__Exercise details__
The listing below must be repeated word for word, with its images excluded.

__Data excerpt__
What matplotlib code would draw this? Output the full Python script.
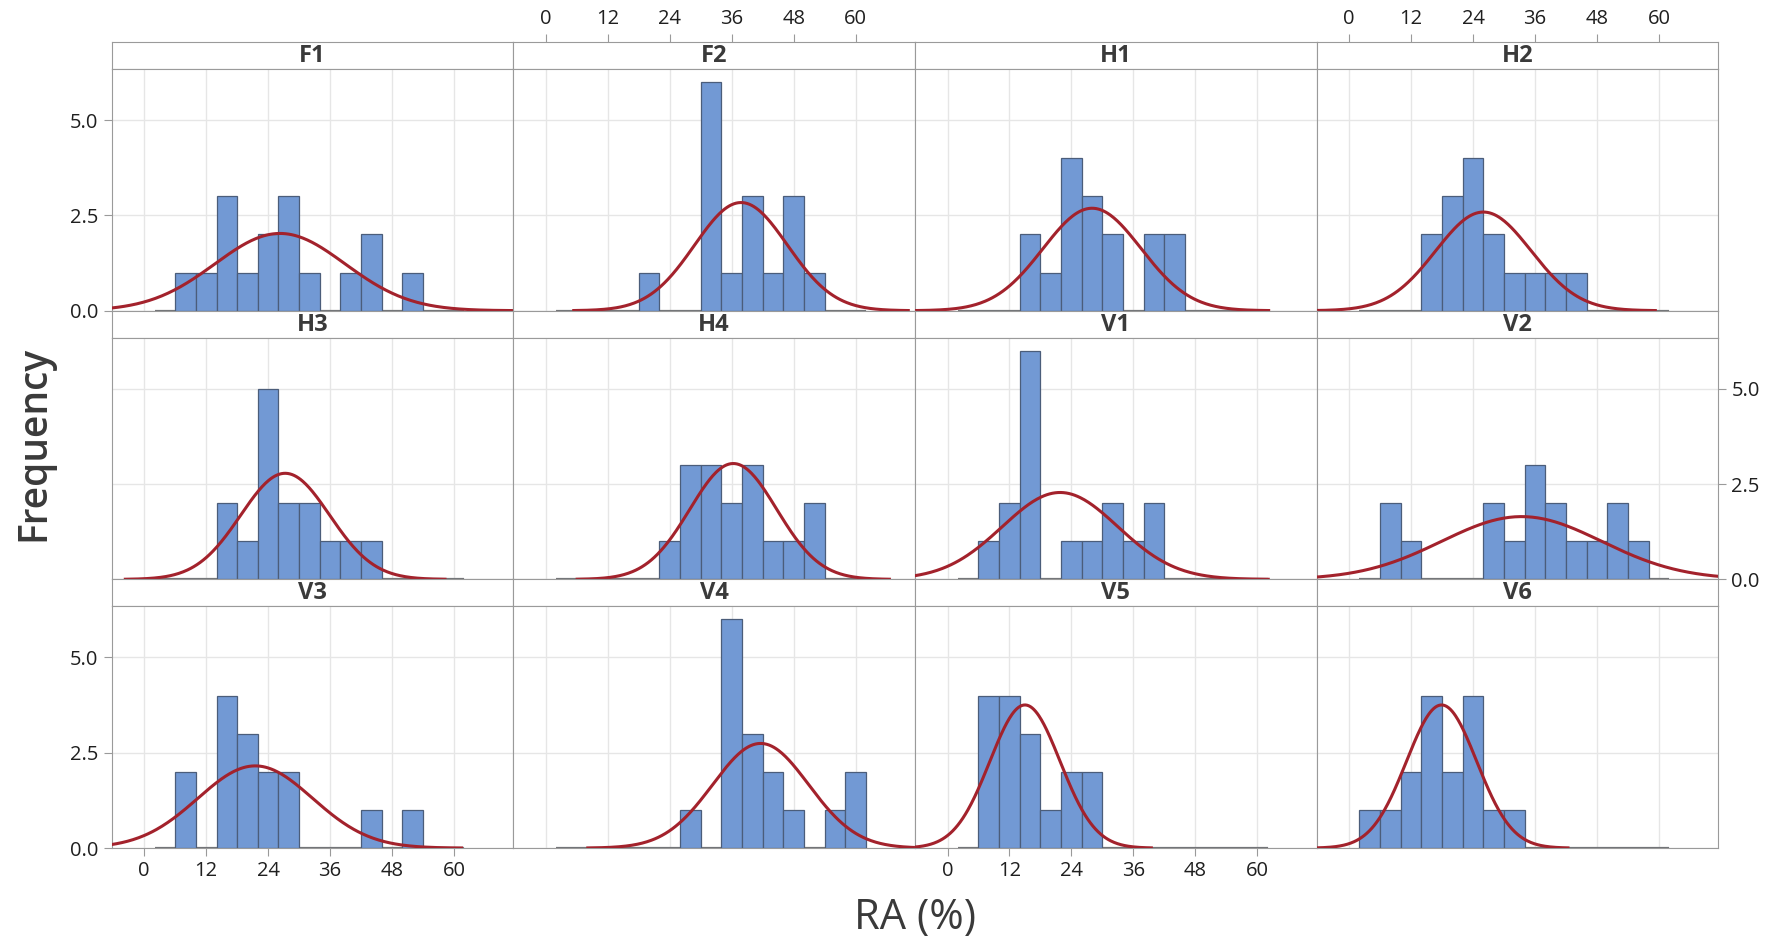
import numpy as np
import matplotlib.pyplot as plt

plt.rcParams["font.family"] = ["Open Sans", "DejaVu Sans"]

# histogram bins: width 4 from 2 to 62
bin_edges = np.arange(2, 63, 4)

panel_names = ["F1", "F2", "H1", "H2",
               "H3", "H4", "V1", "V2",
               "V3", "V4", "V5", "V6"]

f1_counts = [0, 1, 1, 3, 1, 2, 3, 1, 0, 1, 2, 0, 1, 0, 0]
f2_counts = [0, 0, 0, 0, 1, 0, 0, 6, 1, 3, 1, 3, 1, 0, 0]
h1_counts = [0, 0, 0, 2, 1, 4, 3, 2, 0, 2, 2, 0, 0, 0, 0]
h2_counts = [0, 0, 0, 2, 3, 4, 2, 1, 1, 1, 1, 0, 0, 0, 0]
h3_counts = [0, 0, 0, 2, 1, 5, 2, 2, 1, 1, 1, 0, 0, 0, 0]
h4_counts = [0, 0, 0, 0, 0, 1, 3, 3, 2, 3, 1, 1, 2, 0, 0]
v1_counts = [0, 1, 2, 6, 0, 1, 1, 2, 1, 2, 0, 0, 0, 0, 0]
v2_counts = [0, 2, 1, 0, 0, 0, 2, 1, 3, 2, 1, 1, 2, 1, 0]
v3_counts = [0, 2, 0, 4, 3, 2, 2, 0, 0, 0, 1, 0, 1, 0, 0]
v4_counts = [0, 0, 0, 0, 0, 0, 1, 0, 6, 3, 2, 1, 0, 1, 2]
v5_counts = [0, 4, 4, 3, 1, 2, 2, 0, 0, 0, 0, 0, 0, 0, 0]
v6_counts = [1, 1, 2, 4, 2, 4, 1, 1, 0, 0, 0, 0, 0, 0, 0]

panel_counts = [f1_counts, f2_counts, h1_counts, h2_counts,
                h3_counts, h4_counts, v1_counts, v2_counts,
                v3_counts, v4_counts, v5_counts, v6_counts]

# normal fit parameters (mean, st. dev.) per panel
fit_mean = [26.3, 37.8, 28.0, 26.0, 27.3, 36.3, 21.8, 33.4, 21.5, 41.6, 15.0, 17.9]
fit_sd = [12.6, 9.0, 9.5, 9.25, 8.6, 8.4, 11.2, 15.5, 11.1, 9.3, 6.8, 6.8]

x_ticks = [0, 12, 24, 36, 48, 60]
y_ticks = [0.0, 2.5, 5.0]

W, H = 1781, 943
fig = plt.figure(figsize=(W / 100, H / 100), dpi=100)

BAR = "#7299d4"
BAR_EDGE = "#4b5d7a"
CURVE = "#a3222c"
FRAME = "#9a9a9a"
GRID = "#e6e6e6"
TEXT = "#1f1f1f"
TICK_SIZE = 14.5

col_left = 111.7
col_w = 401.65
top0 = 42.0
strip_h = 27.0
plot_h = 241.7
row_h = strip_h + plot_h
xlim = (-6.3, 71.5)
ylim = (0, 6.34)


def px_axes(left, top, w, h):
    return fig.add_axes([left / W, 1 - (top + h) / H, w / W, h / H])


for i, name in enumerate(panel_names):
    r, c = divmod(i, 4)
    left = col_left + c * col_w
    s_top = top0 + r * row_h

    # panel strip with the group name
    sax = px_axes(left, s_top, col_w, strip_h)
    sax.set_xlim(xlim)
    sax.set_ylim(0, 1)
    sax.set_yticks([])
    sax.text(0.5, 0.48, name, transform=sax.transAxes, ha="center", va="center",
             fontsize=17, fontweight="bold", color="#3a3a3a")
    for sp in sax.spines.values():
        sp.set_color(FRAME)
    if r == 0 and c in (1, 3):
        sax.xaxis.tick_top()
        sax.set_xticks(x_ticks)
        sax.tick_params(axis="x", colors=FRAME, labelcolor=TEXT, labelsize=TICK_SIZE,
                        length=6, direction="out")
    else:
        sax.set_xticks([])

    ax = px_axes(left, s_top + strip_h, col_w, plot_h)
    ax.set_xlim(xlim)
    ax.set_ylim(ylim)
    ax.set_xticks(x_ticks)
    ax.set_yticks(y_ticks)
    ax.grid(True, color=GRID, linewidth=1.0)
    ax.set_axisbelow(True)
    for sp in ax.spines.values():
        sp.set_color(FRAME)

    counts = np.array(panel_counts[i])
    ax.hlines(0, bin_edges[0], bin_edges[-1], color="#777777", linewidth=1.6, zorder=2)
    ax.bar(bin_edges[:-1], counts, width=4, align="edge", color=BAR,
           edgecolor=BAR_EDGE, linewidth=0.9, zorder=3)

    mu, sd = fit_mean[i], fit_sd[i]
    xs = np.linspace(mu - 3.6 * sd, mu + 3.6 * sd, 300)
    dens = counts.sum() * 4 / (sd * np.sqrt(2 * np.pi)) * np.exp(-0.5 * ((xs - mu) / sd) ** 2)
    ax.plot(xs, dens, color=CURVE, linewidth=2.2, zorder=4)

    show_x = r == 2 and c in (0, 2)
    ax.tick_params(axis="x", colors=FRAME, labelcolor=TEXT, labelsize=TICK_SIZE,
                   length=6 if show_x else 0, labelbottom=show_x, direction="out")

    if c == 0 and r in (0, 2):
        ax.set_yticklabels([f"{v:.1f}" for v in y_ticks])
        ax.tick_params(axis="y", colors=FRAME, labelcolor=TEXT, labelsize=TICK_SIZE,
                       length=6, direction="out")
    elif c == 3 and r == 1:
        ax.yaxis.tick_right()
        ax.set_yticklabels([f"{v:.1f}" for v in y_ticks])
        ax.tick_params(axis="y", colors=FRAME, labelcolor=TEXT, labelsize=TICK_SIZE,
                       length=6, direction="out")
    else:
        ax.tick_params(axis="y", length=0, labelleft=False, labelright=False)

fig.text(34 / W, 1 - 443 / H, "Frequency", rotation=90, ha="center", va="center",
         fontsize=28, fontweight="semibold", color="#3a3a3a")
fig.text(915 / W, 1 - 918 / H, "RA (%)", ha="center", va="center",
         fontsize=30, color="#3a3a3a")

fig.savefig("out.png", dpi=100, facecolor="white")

__The reply__
What matplotlib code would draw this? Output the full Python script.
import numpy as np
import matplotlib.pyplot as plt

plt.rcParams["font.family"] = ["Open Sans", "DejaVu Sans"]

# histogram bins: width 4 from 2 to 62
bin_edges = np.arange(2, 63, 4)

panel_names = ["F1", "F2", "H1", "H2",
               "H3", "H4", "V1", "V2",
               "V3", "V4", "V5", "V6"]

f1_counts = [0, 1, 1, 3, 1, 2, 3, 1, 0, 1, 2, 0, 1, 0, 0]
f2_counts = [0, 0, 0, 0, 1, 0, 0, 6, 1, 3, 1, 3, 1, 0, 0]
h1_counts = [0, 0, 0, 2, 1, 4, 3, 2, 0, 2, 2, 0, 0, 0, 0]
h2_counts = [0, 0, 0, 2, 3, 4, 2, 1, 1, 1, 1, 0, 0, 0, 0]
h3_counts = [0, 0, 0, 2, 1, 5, 2, 2, 1, 1, 1, 0, 0, 0, 0]
h4_counts = [0, 0, 0, 0, 0, 1, 3, 3, 2, 3, 1, 1, 2, 0, 0]
v1_counts = [0, 1, 2, 6, 0, 1, 1, 2, 1, 2, 0, 0, 0, 0, 0]
v2_counts = [0, 2, 1, 0, 0, 0, 2, 1, 3, 2, 1, 1, 2, 1, 0]
v3_counts = [0, 2, 0, 4, 3, 2, 2, 0, 0, 0, 1, 0, 1, 0, 0]
v4_counts = [0, 0, 0, 0, 0, 0, 1, 0, 6, 3, 2, 1, 0, 1, 2]
v5_counts = [0, 4, 4, 3, 1, 2, 2, 0, 0, 0, 0, 0, 0, 0, 0]
v6_counts = [1, 1, 2, 4, 2, 4, 1, 1, 0, 0, 0, 0, 0, 0, 0]

panel_counts = [f1_counts, f2_counts, h1_counts, h2_counts,
                h3_counts, h4_counts, v1_counts, v2_counts,
                v3_counts, v4_counts, v5_counts, v6_counts]

# normal fit parameters (mean, st. dev.) per panel
fit_mean = [26.3, 37.8, 28.0, 26.0, 27.3, 36.3, 21.8, 33.4, 21.5, 41.6, 15.0, 17.9]
fit_sd = [12.6, 9.0, 9.5, 9.25, 8.6, 8.4, 11.2, 15.5, 11.1, 9.3, 6.8, 6.8]

x_ticks = [0, 12, 24, 36, 48, 60]
y_ticks = [0.0, 2.5, 5.0]

W, H = 1781, 943
fig = plt.figure(figsize=(W / 100, H / 100), dpi=100)

BAR = "#7299d4"
BAR_EDGE = "#4b5d7a"
CURVE = "#a3222c"
FRAME = "#9a9a9a"
GRID = "#e6e6e6"
TEXT = "#1f1f1f"
TICK_SIZE = 14.5

col_left = 111.7
col_w = 401.65
top0 = 42.0
strip_h = 27.0
plot_h = 241.7
row_h = strip_h + plot_h
xlim = (-6.3, 71.5)
ylim = (0, 6.34)


def px_axes(left, top, w, h):
    return fig.add_axes([left / W, 1 - (top + h) / H, w / W, h / H])


for i, name in enumerate(panel_names):
    r, c = divmod(i, 4)
    left = col_left + c * col_w
    s_top = top0 + r * row_h

    # panel strip with the group name
    sax = px_axes(left, s_top, col_w, strip_h)
    sax.set_xlim(xlim)
    sax.set_ylim(0, 1)
    sax.set_yticks([])
    sax.text(0.5, 0.48, name, transform=sax.transAxes, ha="center", va="center",
             fontsize=17, fontweight="bold", color="#3a3a3a")
    for sp in sax.spines.values():
        sp.set_color(FRAME)
    if r == 0 and c in (1, 3):
        sax.xaxis.tick_top()
        sax.set_xticks(x_ticks)
        sax.tick_params(axis="x", colors=FRAME, labelcolor=TEXT, labelsize=TICK_SIZE,
                        length=6, direction="out")
    else:
        sax.set_xticks([])

    ax = px_axes(left, s_top + strip_h, col_w, plot_h)
    ax.set_xlim(xlim)
    ax.set_ylim(ylim)
    ax.set_xticks(x_ticks)
    ax.set_yticks(y_ticks)
    ax.grid(True, color=GRID, linewidth=1.0)
    ax.set_axisbelow(True)
    for sp in ax.spines.values():
        sp.set_color(FRAME)

    counts = np.array(panel_counts[i])
    ax.hlines(0, bin_edges[0], bin_edges[-1], color="#777777", linewidth=1.6, zorder=2)
    ax.bar(bin_edges[:-1], counts, width=4, align="edge", color=BAR,
           edgecolor=BAR_EDGE, linewidth=0.9, zorder=3)

    mu, sd = fit_mean[i], fit_sd[i]
    xs = np.linspace(mu - 3.6 * sd, mu + 3.6 * sd, 300)
    dens = counts.sum() * 4 / (sd * np.sqrt(2 * np.pi)) * np.exp(-0.5 * ((xs - mu) / sd) ** 2)
    ax.plot(xs, dens, color=CURVE, linewidth=2.2, zorder=4)

    show_x = r == 2 and c in (0, 2)
    ax.tick_params(axis="x", colors=FRAME, labelcolor=TEXT, labelsize=TICK_SIZE,
                   length=6 if show_x else 0, labelbottom=show_x, direction="out")

    if c == 0 and r in (0, 2):
        ax.set_yticklabels([f"{v:.1f}" for v in y_ticks])
        ax.tick_params(axis="y", colors=FRAME, labelcolor=TEXT, labelsize=TICK_SIZE,
                       length=6, direction="out")
    elif c == 3 and r == 1:
        ax.yaxis.tick_right()
        ax.set_yticklabels([f"{v:.1f}" for v in y_ticks])
        ax.tick_params(axis="y", colors=FRAME, labelcolor=TEXT, labelsize=TICK_SIZE,
                       length=6, direction="out")
    else:
        ax.tick_params(axis="y", length=0, labelleft=False, labelright=False)

fig.text(34 / W, 1 - 443 / H, "Frequency", rotation=90, ha="center", va="center",
         fontsize=28, fontweight="semibold", color="#3a3a3a")
fig.text(915 / W, 1 - 918 / H, "RA (%)", ha="center", va="center",
         fontsize=30, color="#3a3a3a")

fig.savefig("out.png", dpi=100, facecolor="white")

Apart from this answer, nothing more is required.